**What is needed**
Only the span from the line containing "Recreate this image" down to the line containing "const epochs = d3.range(101).map(i" is to be printed, exactly and inclusively, with pictures omitted.

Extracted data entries

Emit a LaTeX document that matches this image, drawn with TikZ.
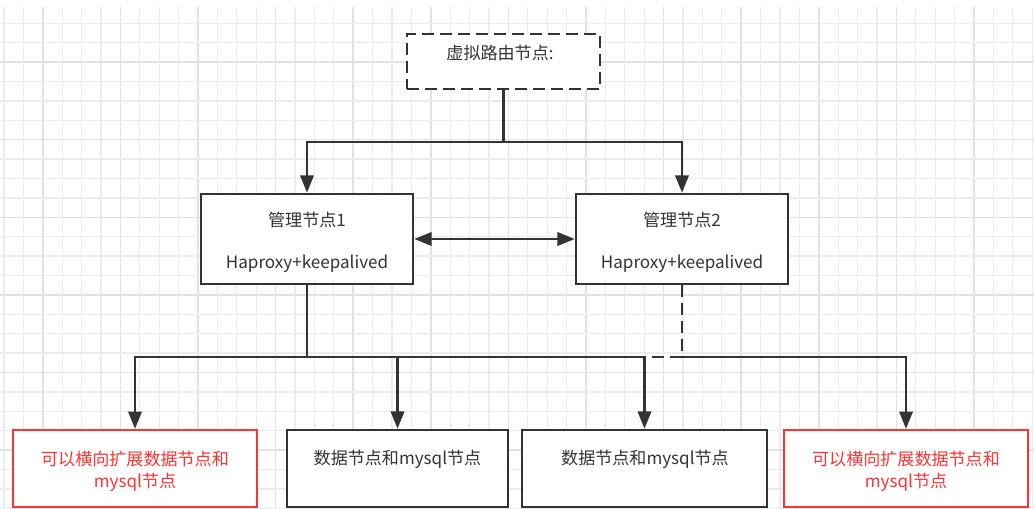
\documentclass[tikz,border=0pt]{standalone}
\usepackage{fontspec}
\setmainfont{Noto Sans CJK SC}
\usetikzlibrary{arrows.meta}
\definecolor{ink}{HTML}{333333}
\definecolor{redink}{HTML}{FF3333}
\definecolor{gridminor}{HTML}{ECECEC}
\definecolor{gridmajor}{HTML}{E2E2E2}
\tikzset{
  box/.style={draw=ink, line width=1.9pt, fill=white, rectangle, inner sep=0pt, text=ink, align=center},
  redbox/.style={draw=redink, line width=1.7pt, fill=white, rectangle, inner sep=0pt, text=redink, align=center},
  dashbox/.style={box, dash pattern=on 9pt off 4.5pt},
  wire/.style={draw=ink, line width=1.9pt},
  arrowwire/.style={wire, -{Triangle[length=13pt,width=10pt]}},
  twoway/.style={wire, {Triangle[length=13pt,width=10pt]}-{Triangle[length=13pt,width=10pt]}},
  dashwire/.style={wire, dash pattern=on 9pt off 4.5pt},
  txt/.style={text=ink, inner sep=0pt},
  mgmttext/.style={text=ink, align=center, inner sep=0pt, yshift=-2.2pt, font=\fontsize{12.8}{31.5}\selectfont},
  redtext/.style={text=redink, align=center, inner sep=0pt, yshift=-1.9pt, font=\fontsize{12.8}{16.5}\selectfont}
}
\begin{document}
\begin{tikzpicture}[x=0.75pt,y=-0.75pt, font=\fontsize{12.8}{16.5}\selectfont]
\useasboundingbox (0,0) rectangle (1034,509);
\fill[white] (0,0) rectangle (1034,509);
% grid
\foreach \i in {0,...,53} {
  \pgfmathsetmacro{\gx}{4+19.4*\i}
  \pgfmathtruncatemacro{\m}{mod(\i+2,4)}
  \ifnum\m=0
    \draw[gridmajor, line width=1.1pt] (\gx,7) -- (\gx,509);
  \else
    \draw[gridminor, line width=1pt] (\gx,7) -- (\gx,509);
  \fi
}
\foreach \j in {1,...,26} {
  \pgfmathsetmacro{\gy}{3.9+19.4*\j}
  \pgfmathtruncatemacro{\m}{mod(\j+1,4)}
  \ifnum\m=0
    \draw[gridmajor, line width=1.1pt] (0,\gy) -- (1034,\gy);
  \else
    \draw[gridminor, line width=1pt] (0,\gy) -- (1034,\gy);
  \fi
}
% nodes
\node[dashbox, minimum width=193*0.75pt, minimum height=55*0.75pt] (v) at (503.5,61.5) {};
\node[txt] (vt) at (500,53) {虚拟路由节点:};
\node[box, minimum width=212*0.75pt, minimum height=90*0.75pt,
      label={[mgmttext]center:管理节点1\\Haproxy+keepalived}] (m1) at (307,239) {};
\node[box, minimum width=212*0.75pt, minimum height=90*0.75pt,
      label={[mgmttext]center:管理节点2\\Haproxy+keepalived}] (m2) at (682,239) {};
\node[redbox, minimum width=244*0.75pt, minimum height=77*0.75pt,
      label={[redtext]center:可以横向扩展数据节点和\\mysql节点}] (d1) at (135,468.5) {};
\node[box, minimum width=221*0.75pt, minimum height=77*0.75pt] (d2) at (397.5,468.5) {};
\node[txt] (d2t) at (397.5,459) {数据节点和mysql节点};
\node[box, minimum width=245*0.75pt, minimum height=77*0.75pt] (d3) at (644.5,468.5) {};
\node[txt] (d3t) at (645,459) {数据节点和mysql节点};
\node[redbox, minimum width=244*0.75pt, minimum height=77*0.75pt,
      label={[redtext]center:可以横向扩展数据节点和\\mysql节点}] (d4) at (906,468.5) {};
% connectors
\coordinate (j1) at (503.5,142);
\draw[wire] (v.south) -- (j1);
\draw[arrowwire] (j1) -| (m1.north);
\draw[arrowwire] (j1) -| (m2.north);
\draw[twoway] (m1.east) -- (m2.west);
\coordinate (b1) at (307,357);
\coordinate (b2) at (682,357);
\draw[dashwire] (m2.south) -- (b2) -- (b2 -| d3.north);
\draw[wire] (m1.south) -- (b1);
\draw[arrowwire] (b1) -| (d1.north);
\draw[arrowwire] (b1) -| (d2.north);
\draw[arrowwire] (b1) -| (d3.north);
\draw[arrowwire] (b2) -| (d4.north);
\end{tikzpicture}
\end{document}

* * *

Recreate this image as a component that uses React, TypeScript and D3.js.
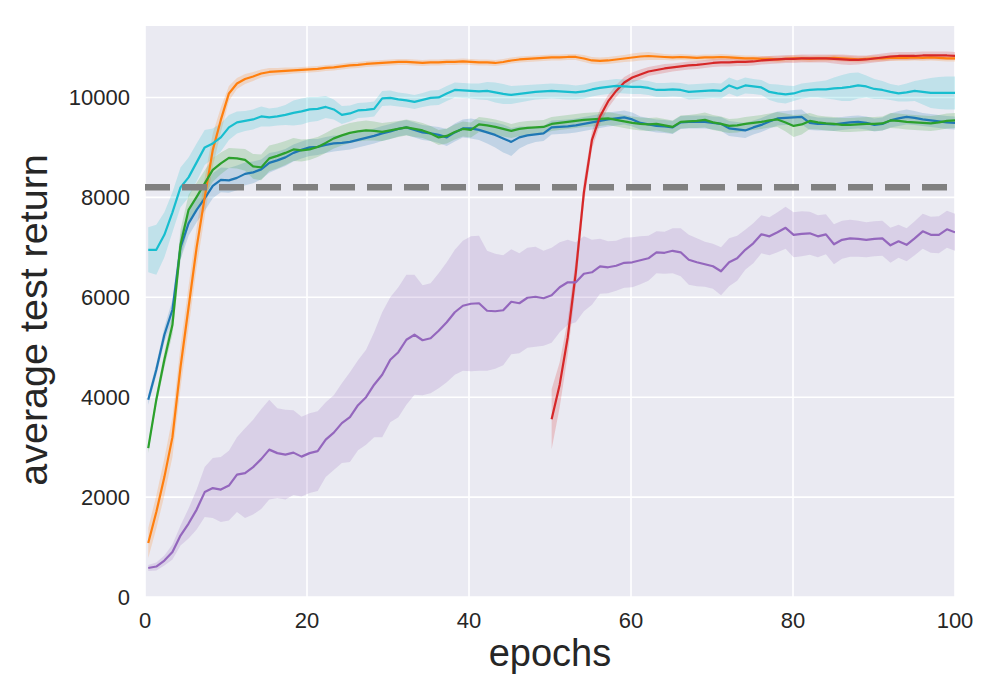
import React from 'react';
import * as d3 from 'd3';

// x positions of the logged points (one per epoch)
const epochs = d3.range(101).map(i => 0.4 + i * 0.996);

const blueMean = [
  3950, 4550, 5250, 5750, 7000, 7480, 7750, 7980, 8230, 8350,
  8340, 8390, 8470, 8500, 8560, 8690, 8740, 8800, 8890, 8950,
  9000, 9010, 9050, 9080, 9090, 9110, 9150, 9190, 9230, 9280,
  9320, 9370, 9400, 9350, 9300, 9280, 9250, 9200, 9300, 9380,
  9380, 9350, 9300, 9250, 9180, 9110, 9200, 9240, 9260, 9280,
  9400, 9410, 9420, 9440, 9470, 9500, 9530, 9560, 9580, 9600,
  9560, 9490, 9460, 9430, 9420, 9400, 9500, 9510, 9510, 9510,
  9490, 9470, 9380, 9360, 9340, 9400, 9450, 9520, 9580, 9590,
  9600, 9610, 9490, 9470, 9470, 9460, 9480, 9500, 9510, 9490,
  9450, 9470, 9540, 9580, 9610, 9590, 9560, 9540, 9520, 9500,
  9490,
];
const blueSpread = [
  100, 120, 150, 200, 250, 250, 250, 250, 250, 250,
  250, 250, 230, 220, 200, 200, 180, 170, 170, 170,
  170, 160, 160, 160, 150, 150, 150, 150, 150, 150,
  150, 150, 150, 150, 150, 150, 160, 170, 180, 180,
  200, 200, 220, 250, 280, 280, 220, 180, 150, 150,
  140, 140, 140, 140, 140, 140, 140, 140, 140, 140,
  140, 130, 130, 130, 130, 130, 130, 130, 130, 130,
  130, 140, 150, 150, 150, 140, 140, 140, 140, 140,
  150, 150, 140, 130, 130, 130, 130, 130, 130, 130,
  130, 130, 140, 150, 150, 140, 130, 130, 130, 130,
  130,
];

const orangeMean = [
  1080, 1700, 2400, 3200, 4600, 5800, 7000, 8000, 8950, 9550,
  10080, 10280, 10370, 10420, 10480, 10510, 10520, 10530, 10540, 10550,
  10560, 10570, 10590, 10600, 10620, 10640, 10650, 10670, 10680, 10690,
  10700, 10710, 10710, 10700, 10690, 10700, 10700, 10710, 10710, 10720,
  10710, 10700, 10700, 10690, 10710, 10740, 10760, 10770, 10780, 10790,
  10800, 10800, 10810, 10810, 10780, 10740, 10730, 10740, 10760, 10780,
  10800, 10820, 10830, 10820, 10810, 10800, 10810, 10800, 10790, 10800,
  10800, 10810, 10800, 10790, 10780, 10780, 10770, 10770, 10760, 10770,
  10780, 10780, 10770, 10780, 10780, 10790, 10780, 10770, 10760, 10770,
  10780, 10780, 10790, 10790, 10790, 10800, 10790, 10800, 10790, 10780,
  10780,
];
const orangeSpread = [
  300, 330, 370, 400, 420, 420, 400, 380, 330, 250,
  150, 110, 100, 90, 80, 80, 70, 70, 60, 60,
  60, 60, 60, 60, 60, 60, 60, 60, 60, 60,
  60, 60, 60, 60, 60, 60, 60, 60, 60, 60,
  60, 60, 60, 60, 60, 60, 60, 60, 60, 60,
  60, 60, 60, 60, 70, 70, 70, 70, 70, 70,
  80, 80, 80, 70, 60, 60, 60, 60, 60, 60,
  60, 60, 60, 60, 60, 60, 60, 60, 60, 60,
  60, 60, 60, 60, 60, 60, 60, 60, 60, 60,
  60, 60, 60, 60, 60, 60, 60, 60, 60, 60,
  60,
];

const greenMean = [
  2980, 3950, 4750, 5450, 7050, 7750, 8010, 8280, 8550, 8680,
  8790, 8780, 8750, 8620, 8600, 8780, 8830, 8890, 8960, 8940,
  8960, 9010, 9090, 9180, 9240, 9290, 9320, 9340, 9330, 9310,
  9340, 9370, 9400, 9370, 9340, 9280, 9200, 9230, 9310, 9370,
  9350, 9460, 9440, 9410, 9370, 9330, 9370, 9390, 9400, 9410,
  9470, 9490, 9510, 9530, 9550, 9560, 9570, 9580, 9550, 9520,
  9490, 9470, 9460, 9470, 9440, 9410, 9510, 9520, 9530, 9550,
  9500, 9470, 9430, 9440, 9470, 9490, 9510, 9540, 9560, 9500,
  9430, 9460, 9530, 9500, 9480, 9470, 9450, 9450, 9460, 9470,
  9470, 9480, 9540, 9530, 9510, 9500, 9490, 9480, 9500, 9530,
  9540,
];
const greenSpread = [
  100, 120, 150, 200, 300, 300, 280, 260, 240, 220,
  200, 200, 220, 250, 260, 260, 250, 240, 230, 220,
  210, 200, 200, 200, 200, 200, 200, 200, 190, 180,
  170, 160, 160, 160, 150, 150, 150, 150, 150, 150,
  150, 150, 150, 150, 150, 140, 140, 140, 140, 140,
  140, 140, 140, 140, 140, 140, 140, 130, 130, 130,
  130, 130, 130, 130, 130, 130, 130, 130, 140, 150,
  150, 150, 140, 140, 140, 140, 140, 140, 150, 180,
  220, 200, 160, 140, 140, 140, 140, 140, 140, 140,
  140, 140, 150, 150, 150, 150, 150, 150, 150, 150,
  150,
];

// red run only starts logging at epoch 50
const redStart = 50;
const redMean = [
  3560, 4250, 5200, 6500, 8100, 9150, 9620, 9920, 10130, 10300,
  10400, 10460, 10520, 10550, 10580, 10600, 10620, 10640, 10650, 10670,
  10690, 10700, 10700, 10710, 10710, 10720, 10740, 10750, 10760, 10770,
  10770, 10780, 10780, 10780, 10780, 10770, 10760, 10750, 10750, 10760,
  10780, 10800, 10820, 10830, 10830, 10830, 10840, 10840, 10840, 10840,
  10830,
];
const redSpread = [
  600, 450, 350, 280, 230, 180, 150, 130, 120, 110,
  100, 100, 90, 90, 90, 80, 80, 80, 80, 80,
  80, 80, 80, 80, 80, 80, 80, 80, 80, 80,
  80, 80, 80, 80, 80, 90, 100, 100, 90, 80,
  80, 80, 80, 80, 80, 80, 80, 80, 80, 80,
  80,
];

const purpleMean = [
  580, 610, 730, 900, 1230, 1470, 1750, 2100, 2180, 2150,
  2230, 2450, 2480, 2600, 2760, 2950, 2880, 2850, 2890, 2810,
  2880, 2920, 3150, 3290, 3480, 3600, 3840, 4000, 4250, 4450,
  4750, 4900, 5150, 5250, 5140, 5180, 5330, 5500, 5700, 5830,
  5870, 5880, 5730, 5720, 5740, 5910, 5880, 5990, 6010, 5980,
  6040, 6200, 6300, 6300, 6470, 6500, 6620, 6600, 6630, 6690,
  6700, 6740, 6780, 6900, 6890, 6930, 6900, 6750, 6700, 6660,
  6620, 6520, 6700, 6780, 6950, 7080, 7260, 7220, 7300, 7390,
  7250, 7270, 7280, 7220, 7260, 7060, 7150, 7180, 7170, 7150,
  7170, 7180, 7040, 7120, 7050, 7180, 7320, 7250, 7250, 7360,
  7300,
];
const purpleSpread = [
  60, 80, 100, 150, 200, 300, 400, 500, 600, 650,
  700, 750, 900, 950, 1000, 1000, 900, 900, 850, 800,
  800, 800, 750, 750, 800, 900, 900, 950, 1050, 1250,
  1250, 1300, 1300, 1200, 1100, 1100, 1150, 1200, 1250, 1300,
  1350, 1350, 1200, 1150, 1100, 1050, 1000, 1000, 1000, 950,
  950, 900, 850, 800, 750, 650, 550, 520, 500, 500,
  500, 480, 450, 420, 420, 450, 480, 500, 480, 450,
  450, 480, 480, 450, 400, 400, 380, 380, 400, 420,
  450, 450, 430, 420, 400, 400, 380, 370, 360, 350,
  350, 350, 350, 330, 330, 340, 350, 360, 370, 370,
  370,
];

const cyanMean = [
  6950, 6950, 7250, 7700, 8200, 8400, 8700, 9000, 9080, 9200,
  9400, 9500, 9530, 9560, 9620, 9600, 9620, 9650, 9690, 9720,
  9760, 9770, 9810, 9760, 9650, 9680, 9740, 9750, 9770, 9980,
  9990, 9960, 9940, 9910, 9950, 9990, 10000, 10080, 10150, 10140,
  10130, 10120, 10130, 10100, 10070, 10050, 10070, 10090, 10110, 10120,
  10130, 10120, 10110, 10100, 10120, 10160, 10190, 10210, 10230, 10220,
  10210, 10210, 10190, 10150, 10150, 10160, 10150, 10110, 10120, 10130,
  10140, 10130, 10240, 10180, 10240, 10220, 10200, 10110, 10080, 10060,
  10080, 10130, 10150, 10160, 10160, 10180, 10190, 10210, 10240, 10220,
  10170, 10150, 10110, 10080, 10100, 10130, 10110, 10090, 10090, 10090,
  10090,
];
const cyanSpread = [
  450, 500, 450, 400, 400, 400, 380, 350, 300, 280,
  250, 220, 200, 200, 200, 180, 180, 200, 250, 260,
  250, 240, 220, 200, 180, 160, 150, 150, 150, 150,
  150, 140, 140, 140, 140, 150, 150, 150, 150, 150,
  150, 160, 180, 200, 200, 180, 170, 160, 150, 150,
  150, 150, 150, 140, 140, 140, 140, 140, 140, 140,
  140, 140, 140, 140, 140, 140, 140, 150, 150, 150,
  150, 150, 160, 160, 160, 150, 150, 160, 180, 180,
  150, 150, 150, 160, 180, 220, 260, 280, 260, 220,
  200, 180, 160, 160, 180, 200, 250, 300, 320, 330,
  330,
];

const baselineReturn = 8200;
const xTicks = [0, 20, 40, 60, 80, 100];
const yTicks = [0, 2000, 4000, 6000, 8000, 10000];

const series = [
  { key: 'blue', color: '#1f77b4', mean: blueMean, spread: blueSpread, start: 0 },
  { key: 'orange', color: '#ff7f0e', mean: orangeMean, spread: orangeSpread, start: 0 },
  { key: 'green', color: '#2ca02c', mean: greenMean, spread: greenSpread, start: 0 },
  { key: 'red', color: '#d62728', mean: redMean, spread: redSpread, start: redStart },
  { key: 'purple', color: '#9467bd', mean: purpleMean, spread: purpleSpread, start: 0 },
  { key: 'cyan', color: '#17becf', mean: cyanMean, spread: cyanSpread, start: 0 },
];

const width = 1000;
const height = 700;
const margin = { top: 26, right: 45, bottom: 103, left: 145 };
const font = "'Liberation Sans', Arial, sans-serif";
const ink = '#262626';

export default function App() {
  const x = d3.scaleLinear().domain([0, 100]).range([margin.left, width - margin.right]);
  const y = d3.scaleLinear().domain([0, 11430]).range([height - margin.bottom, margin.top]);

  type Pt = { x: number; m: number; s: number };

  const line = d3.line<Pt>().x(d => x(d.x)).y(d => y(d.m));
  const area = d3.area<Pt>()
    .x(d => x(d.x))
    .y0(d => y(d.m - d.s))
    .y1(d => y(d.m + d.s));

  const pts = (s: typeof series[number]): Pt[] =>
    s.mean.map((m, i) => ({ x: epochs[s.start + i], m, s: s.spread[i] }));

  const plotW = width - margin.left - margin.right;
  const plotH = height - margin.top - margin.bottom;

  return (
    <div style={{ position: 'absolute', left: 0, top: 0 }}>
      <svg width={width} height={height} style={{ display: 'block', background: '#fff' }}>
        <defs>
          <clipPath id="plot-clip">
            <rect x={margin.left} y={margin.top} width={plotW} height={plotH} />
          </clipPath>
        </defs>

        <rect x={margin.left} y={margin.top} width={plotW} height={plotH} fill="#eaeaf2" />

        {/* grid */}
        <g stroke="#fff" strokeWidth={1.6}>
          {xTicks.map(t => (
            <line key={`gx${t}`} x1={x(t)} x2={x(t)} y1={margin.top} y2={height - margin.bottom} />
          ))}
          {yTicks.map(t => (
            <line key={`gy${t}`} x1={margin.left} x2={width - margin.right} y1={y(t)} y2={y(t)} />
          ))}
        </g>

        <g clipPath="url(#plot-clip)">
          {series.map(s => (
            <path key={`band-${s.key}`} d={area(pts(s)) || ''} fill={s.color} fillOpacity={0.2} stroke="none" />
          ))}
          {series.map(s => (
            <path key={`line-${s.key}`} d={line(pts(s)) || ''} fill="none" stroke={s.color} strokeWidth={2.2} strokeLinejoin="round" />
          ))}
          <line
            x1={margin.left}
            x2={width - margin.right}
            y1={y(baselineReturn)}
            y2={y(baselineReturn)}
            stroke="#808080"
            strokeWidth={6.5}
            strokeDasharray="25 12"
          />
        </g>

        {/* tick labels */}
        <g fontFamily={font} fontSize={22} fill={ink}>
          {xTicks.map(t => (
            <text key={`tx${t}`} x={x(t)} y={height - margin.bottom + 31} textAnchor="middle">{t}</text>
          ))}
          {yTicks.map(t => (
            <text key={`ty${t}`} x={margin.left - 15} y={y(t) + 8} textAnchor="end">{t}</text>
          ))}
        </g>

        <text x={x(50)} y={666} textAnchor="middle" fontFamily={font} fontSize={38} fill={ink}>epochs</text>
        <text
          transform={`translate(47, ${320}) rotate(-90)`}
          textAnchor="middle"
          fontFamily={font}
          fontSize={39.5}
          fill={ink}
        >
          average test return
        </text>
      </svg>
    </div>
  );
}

**Completed task**
Recreate this image as a component that uses React, TypeScript and D3.js.
import React from 'react';
import * as d3 from 'd3';

// x positions of the logged points (one per epoch)
const epochs = d3.range(101).map(i => 0.4 + i * 0.996);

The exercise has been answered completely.